------ Excerpted records

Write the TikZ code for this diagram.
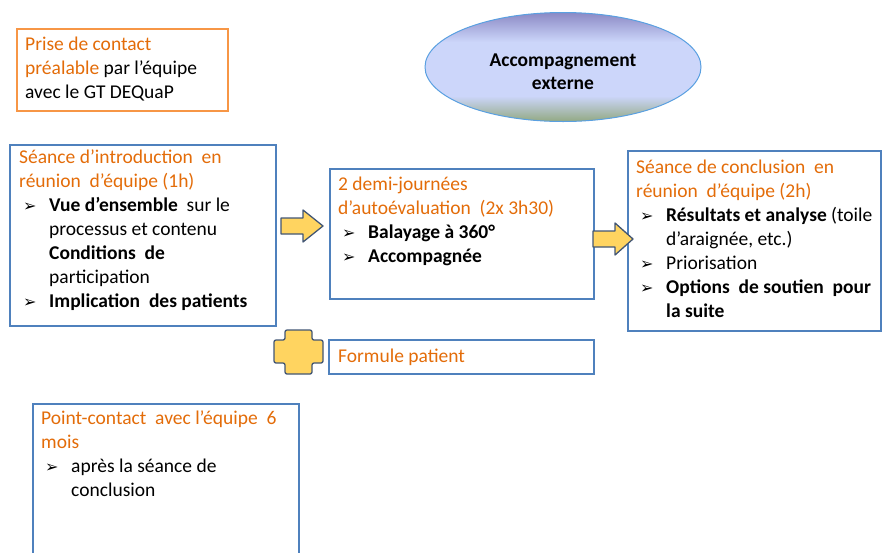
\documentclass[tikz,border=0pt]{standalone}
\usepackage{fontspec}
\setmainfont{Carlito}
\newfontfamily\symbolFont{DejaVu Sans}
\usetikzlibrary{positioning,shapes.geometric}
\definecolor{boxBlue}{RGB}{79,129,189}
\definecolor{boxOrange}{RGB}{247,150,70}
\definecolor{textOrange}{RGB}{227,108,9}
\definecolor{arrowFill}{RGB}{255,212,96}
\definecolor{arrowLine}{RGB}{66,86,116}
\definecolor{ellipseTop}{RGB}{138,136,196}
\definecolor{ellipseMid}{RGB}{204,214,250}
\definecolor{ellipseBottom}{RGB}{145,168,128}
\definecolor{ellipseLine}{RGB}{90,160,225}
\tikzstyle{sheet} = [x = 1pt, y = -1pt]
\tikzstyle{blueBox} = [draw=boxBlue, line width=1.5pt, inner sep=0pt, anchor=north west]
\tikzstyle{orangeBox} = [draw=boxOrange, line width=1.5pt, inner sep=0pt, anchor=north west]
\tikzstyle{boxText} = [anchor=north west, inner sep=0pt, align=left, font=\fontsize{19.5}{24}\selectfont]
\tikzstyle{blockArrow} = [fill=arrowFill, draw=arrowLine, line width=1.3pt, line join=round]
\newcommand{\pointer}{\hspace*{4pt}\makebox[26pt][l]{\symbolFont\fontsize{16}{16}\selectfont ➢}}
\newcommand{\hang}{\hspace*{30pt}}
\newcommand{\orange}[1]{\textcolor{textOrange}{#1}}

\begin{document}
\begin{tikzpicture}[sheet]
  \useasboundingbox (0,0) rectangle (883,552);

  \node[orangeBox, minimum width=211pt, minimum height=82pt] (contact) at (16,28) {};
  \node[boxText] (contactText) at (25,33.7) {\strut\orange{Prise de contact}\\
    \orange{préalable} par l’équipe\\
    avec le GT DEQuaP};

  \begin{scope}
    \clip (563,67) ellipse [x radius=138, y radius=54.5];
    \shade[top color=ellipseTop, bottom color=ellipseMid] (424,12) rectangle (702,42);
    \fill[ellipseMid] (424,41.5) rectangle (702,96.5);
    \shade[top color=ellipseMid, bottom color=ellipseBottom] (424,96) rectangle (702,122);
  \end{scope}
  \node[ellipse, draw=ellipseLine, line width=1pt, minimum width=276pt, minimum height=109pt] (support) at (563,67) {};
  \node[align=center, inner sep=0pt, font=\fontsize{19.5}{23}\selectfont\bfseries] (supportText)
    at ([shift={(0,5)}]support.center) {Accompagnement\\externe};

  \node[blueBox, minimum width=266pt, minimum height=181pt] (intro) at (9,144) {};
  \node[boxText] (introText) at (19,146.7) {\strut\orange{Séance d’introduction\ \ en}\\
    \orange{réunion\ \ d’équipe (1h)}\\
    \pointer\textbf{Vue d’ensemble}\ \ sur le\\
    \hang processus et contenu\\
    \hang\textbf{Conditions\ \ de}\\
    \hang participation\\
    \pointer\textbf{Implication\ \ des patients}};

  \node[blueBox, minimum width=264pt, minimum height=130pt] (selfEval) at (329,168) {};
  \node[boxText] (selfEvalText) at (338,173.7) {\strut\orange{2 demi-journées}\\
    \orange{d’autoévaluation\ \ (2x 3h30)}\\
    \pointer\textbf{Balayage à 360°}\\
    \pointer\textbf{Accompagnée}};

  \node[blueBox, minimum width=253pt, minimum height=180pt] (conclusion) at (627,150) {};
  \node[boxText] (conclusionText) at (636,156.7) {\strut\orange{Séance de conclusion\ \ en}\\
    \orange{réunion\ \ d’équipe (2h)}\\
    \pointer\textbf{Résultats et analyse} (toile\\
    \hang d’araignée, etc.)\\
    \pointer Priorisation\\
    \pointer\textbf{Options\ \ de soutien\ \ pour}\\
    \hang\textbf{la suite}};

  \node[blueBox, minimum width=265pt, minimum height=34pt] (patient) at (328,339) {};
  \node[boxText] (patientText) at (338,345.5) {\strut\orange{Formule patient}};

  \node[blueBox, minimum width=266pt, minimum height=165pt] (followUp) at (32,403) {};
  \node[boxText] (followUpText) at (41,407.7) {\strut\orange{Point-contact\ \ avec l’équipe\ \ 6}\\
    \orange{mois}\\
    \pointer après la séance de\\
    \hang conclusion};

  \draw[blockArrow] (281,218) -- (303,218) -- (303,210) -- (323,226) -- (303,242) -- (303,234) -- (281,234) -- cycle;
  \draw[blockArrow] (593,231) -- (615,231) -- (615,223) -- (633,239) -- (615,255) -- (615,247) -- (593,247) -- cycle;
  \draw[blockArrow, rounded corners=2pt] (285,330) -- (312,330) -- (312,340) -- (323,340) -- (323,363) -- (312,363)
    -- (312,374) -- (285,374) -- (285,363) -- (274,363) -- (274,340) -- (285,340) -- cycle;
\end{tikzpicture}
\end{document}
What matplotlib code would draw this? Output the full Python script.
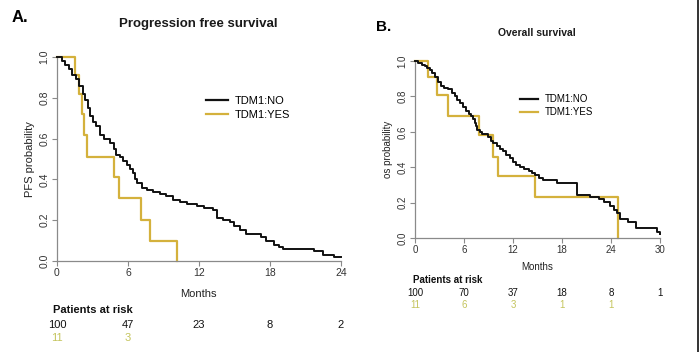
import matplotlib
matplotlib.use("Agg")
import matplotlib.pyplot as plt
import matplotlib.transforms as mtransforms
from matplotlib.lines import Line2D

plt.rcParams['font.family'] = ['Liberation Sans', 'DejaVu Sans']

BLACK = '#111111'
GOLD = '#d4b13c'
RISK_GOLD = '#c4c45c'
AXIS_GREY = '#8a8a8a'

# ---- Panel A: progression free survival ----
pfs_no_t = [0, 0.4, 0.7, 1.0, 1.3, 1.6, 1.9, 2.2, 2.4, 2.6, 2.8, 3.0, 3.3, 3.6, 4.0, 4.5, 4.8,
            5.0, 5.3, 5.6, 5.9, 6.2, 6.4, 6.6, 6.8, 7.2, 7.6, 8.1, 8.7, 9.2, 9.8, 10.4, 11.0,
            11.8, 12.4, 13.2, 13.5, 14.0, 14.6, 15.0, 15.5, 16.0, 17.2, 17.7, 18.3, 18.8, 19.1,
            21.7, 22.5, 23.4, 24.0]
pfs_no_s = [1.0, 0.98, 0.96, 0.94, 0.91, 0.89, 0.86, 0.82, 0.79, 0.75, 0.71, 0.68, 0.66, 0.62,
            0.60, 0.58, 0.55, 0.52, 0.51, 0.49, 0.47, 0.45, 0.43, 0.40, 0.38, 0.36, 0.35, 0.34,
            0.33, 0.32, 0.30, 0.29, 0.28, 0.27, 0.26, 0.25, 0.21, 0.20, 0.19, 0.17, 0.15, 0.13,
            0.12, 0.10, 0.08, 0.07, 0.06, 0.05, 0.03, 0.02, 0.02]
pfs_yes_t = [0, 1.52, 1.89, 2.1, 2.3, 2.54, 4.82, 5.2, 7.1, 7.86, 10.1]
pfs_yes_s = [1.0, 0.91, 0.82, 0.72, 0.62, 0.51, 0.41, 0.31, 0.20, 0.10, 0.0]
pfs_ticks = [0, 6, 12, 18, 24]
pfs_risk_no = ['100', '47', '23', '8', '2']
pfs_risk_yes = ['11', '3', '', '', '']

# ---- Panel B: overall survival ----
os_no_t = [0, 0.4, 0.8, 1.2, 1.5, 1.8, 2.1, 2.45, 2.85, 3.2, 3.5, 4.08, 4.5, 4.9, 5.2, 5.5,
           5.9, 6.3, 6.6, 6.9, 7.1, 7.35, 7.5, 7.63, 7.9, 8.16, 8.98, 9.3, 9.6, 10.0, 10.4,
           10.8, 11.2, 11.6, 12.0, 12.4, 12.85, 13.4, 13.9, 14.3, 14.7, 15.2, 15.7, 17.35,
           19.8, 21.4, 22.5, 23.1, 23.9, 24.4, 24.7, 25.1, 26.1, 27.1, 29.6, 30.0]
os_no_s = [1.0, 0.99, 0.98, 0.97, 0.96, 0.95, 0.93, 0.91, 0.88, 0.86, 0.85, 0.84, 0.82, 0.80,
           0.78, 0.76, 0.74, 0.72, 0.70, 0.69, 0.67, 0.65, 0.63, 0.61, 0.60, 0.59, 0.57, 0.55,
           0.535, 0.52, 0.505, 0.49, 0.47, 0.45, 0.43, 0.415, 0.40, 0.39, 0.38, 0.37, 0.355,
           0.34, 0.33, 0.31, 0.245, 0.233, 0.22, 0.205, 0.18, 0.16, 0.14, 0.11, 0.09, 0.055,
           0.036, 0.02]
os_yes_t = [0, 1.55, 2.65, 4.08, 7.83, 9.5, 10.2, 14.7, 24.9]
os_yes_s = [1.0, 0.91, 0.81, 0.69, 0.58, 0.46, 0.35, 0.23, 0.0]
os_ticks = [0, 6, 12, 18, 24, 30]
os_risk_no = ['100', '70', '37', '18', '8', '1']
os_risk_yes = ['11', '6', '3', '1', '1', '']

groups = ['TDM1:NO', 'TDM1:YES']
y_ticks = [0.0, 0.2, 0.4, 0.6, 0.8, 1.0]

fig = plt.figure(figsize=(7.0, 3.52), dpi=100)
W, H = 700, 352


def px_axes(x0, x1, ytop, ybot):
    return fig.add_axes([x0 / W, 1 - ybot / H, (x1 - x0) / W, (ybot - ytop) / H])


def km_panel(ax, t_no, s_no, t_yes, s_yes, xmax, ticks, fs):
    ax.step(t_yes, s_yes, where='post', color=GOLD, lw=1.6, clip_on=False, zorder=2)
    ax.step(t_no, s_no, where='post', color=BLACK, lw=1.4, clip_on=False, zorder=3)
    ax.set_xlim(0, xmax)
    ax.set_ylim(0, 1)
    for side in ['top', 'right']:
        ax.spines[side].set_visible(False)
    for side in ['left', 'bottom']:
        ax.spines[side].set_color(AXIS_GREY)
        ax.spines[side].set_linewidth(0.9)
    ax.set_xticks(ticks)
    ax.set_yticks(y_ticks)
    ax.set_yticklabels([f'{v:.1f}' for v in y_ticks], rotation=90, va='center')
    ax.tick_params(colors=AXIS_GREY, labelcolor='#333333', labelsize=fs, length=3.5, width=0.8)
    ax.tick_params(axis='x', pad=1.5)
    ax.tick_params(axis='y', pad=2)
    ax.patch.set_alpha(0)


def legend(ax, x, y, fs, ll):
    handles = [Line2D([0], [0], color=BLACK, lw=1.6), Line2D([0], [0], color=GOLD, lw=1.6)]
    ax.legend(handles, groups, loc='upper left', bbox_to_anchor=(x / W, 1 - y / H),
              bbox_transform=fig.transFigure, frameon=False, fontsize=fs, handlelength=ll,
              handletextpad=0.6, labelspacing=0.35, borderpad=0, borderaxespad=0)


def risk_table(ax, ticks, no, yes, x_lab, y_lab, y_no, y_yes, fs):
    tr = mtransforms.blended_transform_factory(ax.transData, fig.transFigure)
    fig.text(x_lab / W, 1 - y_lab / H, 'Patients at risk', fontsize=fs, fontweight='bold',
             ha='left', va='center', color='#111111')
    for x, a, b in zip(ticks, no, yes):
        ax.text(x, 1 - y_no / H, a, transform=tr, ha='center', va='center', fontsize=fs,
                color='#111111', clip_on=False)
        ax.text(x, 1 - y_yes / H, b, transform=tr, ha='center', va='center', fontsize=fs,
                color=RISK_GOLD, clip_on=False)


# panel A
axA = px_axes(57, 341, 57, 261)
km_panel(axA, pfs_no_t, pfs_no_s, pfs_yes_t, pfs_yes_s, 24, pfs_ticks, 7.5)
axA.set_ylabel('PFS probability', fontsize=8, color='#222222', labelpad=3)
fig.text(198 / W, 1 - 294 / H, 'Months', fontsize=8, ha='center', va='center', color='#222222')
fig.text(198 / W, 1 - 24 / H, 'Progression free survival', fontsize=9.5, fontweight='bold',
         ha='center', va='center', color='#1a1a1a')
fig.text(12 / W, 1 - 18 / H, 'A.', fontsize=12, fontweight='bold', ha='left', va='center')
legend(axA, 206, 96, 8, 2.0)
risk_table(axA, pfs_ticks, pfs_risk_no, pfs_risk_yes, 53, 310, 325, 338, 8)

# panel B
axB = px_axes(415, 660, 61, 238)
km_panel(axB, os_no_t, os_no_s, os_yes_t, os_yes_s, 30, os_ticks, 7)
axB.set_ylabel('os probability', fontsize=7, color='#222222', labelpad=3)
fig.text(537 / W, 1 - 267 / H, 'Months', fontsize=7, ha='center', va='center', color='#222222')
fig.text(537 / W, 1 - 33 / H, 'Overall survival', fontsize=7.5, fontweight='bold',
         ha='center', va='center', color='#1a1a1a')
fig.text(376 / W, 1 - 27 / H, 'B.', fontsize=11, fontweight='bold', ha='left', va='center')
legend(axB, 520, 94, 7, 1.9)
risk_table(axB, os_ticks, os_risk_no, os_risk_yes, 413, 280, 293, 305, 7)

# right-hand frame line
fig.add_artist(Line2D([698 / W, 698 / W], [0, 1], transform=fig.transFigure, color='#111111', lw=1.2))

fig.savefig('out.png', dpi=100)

------------

Leave out every picture, then retype exactly the lines from the one containing "What matplotlib code" through the one containing "pfs_risk_yes = ['11', '3', '', '', '']".

Correct response ->
What matplotlib code would draw this? Output the full Python script.
import matplotlib
matplotlib.use("Agg")
import matplotlib.pyplot as plt
import matplotlib.transforms as mtransforms
from matplotlib.lines import Line2D

plt.rcParams['font.family'] = ['Liberation Sans', 'DejaVu Sans']

BLACK = '#111111'
GOLD = '#d4b13c'
RISK_GOLD = '#c4c45c'
AXIS_GREY = '#8a8a8a'

# ---- Panel A: progression free survival ----
pfs_no_t = [0, 0.4, 0.7, 1.0, 1.3, 1.6, 1.9, 2.2, 2.4, 2.6, 2.8, 3.0, 3.3, 3.6, 4.0, 4.5, 4.8,
            5.0, 5.3, 5.6, 5.9, 6.2, 6.4, 6.6, 6.8, 7.2, 7.6, 8.1, 8.7, 9.2, 9.8, 10.4, 11.0,
            11.8, 12.4, 13.2, 13.5, 14.0, 14.6, 15.0, 15.5, 16.0, 17.2, 17.7, 18.3, 18.8, 19.1,
            21.7, 22.5, 23.4, 24.0]
pfs_no_s = [1.0, 0.98, 0.96, 0.94, 0.91, 0.89, 0.86, 0.82, 0.79, 0.75, 0.71, 0.68, 0.66, 0.62,
            0.60, 0.58, 0.55, 0.52, 0.51, 0.49, 0.47, 0.45, 0.43, 0.40, 0.38, 0.36, 0.35, 0.34,
            0.33, 0.32, 0.30, 0.29, 0.28, 0.27, 0.26, 0.25, 0.21, 0.20, 0.19, 0.17, 0.15, 0.13,
            0.12, 0.10, 0.08, 0.07, 0.06, 0.05, 0.03, 0.02, 0.02]
pfs_yes_t = [0, 1.52, 1.89, 2.1, 2.3, 2.54, 4.82, 5.2, 7.1, 7.86, 10.1]
pfs_yes_s = [1.0, 0.91, 0.82, 0.72, 0.62, 0.51, 0.41, 0.31, 0.20, 0.10, 0.0]
pfs_ticks = [0, 6, 12, 18, 24]
pfs_risk_no = ['100', '47', '23', '8', '2']
pfs_risk_yes = ['11', '3', '', '', '']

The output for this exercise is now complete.